## Aim of the task
From the entries below, gather every line containing the string "React".

— Begin Records provided —

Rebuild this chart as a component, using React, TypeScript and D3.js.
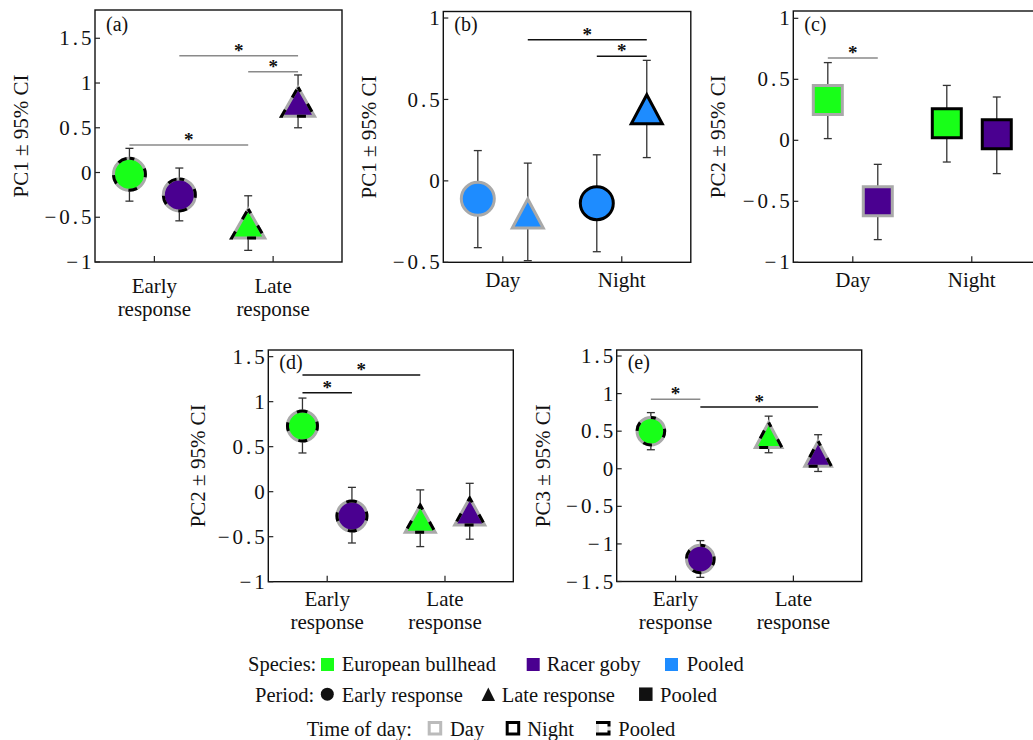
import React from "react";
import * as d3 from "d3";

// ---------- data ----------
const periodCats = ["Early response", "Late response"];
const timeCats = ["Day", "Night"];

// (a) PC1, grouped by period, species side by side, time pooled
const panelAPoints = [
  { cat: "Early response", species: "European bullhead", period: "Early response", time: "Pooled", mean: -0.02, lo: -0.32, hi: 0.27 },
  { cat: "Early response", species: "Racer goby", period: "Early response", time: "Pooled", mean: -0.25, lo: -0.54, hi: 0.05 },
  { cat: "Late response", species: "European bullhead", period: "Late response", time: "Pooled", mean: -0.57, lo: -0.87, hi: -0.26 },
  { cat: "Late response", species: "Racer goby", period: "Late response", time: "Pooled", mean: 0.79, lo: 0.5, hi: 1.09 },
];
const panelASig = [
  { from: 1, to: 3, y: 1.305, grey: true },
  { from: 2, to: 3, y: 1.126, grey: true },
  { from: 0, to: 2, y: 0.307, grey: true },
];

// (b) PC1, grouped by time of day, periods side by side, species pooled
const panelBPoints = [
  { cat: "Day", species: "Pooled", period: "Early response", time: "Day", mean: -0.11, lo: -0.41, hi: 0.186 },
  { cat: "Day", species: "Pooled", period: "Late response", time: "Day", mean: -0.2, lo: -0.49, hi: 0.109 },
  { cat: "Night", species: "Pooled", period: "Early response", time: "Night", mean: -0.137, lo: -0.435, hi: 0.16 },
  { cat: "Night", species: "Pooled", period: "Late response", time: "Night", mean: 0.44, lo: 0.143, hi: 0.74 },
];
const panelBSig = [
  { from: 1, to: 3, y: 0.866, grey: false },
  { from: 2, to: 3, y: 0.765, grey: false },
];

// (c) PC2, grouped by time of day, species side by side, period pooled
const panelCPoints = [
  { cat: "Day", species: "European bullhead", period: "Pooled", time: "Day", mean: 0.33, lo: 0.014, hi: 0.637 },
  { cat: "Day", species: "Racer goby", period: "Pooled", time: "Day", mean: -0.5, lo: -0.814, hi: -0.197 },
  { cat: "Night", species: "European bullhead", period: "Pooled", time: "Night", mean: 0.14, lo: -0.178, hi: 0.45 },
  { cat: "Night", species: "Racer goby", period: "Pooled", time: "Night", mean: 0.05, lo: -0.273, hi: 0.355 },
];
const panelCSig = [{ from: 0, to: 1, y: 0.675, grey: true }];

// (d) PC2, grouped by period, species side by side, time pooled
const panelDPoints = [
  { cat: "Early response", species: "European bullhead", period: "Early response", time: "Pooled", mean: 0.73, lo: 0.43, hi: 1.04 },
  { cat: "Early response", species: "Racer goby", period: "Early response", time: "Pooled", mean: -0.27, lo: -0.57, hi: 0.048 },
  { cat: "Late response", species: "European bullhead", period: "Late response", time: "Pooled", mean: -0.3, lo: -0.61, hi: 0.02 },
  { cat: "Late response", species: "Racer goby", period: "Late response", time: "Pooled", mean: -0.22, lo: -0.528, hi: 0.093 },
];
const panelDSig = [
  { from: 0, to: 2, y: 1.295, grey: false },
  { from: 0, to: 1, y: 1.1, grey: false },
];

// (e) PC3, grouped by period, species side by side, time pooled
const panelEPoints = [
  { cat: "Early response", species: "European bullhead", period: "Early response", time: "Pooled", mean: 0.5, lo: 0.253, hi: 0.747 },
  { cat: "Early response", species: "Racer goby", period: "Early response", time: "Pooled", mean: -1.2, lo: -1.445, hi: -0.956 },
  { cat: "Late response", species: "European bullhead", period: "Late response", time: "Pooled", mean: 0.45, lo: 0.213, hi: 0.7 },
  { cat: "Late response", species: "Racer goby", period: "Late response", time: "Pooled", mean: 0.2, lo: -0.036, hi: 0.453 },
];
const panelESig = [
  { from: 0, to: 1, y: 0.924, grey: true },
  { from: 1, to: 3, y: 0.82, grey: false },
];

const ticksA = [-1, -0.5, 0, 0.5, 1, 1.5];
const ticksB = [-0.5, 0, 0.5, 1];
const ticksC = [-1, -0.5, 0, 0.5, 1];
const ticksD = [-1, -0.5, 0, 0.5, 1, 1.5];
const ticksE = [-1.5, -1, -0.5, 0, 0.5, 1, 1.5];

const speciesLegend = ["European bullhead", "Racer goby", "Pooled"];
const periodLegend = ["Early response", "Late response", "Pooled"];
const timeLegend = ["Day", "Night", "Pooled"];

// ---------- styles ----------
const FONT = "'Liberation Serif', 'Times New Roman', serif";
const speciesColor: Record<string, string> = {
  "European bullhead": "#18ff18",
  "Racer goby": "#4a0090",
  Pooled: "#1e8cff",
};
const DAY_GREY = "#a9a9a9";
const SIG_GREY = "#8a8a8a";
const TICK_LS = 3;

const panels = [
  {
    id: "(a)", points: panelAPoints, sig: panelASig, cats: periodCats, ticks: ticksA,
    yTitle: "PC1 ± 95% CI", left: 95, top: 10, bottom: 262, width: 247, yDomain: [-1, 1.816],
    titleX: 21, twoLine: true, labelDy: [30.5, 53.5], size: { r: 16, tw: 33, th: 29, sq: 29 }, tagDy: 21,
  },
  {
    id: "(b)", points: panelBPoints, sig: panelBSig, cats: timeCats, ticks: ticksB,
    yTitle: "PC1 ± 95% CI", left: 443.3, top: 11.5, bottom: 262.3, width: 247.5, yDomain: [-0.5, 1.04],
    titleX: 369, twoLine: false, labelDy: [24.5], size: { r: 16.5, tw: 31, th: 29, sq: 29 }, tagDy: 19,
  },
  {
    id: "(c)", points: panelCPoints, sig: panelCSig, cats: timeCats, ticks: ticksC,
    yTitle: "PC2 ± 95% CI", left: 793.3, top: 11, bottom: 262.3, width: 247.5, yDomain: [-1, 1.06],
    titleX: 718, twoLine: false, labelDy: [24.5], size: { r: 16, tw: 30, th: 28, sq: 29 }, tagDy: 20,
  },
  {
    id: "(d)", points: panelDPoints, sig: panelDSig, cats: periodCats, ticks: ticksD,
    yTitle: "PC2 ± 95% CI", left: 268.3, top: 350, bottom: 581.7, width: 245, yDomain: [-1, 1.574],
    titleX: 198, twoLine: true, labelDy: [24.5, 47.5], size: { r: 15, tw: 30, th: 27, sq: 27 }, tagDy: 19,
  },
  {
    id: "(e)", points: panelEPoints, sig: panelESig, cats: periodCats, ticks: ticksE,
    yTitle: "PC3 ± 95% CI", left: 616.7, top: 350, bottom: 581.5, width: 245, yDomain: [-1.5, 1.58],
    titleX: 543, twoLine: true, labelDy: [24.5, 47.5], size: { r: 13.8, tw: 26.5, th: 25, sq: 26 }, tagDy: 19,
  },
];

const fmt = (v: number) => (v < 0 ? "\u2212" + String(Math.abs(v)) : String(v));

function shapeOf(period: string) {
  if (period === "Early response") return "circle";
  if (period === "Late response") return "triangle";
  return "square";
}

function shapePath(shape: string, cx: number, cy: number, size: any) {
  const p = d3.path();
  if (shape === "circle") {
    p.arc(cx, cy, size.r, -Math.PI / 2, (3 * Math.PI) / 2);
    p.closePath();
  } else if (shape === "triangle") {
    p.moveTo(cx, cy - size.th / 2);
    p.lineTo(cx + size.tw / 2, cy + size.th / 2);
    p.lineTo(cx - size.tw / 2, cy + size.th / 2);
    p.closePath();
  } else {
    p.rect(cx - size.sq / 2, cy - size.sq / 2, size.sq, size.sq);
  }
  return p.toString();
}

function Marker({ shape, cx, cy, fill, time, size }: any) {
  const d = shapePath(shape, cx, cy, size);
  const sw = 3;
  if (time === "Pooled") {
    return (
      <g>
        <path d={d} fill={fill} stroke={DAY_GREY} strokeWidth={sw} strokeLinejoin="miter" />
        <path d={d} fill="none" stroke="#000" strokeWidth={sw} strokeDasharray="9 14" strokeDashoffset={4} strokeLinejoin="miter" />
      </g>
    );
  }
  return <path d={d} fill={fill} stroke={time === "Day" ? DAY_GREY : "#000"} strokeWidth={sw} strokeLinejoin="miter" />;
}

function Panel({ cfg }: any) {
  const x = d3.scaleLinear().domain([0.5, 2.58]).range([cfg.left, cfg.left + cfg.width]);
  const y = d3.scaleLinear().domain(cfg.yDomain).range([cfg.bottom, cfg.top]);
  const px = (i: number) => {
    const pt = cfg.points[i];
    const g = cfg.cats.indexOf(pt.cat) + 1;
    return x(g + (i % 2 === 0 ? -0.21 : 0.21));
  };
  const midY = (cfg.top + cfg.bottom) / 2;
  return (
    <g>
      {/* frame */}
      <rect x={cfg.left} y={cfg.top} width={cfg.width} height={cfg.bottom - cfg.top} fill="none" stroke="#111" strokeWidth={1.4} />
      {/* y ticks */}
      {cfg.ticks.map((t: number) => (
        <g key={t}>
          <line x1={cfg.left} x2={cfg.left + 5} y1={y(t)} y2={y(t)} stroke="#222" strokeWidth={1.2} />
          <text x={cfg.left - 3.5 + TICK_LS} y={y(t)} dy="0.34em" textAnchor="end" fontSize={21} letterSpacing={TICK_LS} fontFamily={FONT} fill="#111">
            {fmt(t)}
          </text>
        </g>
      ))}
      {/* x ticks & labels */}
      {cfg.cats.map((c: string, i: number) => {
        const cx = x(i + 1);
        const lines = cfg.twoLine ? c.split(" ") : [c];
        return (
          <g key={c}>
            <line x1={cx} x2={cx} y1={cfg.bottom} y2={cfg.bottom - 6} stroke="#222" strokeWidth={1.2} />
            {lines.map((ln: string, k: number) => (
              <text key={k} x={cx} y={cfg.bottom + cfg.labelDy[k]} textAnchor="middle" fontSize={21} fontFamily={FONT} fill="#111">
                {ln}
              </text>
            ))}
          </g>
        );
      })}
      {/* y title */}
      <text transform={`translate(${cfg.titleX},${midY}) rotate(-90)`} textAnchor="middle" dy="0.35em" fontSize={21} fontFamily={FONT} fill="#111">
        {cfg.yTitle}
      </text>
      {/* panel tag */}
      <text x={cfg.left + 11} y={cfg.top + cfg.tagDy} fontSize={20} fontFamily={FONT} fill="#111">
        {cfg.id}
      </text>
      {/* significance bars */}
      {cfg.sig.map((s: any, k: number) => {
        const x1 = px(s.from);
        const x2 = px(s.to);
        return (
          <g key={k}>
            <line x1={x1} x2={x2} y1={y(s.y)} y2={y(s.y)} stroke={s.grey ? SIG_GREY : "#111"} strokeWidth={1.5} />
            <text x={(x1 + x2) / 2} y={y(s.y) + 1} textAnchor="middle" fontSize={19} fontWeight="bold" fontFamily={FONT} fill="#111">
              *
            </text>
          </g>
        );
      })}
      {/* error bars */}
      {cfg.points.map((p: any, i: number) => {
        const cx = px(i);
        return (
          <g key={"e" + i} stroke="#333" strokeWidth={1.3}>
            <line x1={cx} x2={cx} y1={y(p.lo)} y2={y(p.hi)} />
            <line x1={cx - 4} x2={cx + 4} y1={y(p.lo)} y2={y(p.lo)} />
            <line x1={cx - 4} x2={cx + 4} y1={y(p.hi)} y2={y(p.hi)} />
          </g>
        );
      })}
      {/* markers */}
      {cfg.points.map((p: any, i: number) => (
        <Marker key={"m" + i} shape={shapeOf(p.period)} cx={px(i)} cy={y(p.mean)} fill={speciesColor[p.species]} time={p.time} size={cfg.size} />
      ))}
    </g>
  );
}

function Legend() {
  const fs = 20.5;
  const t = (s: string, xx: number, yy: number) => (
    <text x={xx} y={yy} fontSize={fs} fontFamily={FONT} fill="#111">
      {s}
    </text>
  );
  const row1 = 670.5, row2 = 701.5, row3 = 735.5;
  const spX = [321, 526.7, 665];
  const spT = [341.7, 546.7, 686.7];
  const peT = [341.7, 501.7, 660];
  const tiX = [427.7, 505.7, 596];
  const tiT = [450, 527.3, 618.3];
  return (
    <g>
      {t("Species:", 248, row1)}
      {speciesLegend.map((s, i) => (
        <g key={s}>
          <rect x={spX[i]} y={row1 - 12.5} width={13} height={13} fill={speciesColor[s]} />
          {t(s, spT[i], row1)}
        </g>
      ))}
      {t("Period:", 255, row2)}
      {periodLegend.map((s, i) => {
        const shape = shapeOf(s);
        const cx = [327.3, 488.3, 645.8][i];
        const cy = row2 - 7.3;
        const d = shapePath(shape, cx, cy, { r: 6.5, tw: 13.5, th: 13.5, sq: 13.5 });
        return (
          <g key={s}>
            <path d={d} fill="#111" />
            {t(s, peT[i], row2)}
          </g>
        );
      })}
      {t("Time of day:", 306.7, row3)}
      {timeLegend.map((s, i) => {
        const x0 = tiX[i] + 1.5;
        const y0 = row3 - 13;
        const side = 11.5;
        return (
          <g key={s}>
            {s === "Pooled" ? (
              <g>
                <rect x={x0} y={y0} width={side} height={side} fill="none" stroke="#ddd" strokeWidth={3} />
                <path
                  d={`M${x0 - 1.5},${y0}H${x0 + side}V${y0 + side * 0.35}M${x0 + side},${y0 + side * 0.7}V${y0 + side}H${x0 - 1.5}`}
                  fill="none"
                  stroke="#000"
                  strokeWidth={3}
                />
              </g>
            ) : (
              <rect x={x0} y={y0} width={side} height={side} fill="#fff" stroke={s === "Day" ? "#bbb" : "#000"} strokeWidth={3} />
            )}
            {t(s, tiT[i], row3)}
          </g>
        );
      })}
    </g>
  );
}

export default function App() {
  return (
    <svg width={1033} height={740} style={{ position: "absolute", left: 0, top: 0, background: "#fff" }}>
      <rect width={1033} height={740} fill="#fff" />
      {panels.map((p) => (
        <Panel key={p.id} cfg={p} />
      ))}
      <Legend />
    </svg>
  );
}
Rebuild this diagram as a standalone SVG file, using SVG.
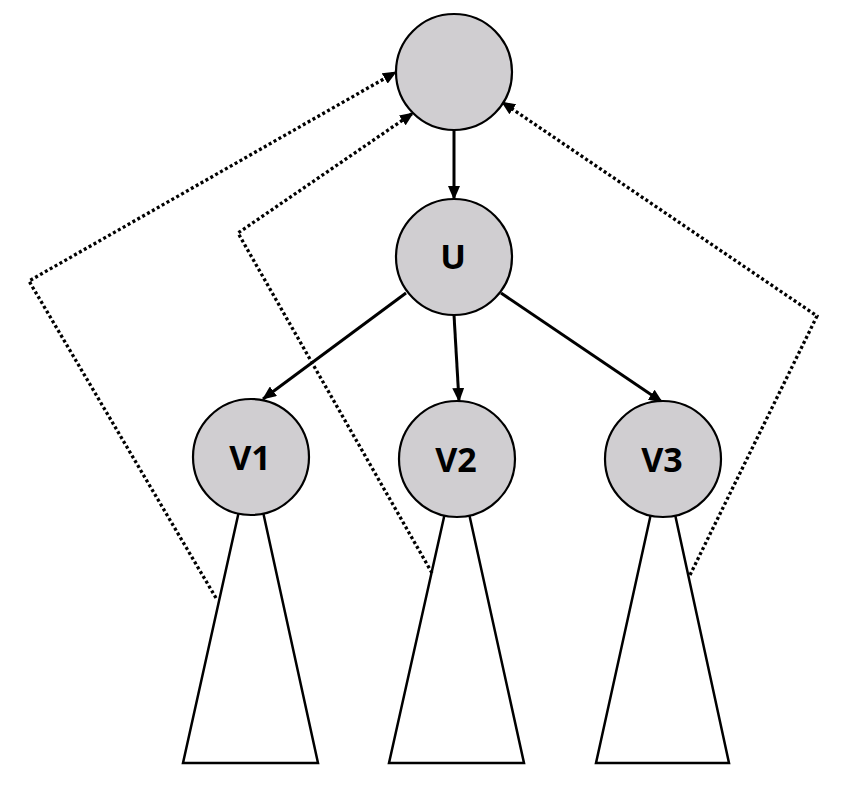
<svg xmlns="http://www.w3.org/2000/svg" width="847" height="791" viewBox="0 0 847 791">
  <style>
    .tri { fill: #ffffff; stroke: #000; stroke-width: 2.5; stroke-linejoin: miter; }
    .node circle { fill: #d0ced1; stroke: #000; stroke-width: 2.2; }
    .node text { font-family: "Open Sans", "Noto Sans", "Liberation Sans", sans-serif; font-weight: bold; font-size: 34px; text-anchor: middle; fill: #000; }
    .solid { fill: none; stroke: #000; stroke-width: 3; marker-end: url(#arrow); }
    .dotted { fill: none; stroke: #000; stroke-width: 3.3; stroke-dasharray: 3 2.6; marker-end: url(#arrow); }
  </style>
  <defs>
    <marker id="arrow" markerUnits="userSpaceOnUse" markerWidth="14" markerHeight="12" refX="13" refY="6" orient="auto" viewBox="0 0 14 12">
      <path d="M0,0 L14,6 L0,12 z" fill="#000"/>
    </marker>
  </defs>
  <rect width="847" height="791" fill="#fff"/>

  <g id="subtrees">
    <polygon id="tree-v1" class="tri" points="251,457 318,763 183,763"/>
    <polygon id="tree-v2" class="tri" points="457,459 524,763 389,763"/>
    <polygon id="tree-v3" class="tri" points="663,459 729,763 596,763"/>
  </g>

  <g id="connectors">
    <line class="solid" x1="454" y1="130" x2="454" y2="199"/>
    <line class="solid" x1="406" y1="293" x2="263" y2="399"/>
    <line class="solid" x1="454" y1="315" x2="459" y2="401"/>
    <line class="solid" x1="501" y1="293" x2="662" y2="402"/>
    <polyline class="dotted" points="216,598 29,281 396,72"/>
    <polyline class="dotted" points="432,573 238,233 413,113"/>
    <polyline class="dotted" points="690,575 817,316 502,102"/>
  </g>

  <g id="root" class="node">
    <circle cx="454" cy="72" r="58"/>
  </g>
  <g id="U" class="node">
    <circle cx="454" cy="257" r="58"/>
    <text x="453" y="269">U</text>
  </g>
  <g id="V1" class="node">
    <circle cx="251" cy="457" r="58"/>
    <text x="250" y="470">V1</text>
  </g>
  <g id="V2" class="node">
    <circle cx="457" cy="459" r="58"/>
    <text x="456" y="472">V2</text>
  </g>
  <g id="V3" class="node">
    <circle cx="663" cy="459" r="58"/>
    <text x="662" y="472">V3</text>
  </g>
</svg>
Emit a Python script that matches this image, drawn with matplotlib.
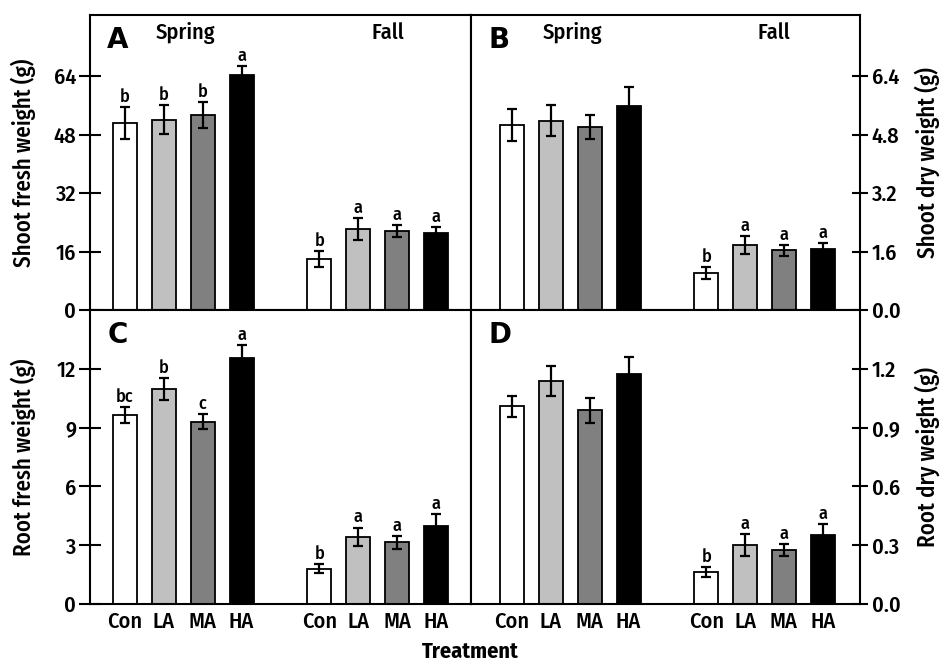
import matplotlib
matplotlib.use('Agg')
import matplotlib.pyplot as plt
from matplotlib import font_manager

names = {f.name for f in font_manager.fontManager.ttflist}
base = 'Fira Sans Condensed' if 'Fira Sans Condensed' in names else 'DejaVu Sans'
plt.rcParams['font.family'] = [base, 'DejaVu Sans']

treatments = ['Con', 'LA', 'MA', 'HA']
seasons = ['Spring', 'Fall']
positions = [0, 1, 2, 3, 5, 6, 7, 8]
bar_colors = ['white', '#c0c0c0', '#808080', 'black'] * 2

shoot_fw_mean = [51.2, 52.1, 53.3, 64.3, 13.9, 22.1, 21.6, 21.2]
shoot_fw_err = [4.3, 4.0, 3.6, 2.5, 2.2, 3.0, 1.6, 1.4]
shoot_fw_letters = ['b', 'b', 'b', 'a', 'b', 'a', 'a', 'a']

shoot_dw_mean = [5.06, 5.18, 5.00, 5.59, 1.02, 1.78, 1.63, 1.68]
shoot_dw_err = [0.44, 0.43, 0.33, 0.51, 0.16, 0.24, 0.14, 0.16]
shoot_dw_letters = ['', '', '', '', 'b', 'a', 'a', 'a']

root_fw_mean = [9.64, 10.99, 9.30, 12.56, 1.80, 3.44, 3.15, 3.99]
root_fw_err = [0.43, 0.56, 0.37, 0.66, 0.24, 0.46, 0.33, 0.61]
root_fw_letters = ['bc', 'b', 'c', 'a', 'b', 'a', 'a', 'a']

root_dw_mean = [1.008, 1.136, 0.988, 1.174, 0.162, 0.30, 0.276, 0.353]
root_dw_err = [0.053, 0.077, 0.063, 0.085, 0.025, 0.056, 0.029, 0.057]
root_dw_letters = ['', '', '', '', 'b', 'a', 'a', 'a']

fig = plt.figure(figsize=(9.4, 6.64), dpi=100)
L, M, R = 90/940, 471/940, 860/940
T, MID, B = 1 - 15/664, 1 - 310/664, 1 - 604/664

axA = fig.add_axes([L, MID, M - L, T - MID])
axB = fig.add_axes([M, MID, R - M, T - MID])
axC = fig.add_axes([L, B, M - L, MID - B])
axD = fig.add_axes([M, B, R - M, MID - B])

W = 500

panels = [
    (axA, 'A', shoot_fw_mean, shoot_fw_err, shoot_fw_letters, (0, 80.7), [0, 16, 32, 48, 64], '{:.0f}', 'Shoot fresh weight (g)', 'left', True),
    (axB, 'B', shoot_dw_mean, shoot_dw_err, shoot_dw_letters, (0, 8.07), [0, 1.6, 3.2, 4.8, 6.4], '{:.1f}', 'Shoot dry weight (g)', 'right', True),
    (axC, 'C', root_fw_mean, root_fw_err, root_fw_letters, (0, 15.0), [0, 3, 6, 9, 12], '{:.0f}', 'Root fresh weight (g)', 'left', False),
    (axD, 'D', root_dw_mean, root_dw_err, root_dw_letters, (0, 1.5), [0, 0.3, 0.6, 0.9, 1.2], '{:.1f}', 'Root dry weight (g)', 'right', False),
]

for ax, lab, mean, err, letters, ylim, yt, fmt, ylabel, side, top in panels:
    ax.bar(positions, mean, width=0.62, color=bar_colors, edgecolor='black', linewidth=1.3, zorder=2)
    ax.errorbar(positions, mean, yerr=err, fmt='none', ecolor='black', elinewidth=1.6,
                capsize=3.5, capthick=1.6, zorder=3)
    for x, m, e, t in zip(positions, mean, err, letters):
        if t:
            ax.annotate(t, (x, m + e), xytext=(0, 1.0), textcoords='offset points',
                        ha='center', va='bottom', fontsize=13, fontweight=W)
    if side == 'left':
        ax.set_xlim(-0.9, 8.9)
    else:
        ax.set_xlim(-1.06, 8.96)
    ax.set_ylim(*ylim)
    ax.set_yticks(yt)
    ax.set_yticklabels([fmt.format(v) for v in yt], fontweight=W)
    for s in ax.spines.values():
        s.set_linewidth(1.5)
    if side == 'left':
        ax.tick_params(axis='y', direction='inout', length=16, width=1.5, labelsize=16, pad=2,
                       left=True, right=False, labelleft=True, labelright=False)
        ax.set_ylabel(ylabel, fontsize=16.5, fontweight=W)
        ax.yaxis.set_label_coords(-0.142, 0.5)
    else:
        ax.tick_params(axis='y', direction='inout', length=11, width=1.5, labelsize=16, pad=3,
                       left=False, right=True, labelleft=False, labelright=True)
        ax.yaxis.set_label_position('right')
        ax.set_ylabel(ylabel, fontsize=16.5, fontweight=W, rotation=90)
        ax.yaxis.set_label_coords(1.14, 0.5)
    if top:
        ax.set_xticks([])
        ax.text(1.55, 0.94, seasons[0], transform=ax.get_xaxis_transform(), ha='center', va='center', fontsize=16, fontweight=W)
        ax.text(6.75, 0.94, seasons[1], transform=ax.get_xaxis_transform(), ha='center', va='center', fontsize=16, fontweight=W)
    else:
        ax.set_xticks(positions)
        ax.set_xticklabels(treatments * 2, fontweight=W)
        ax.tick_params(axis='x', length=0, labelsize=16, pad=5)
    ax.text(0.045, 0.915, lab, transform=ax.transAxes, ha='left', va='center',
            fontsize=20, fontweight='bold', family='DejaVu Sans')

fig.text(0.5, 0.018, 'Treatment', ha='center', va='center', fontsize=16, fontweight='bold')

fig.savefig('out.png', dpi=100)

— End Records provided —

## Reply to the exercise
Rebuild this chart as a component, using React, TypeScript and D3.js.
import React from "react";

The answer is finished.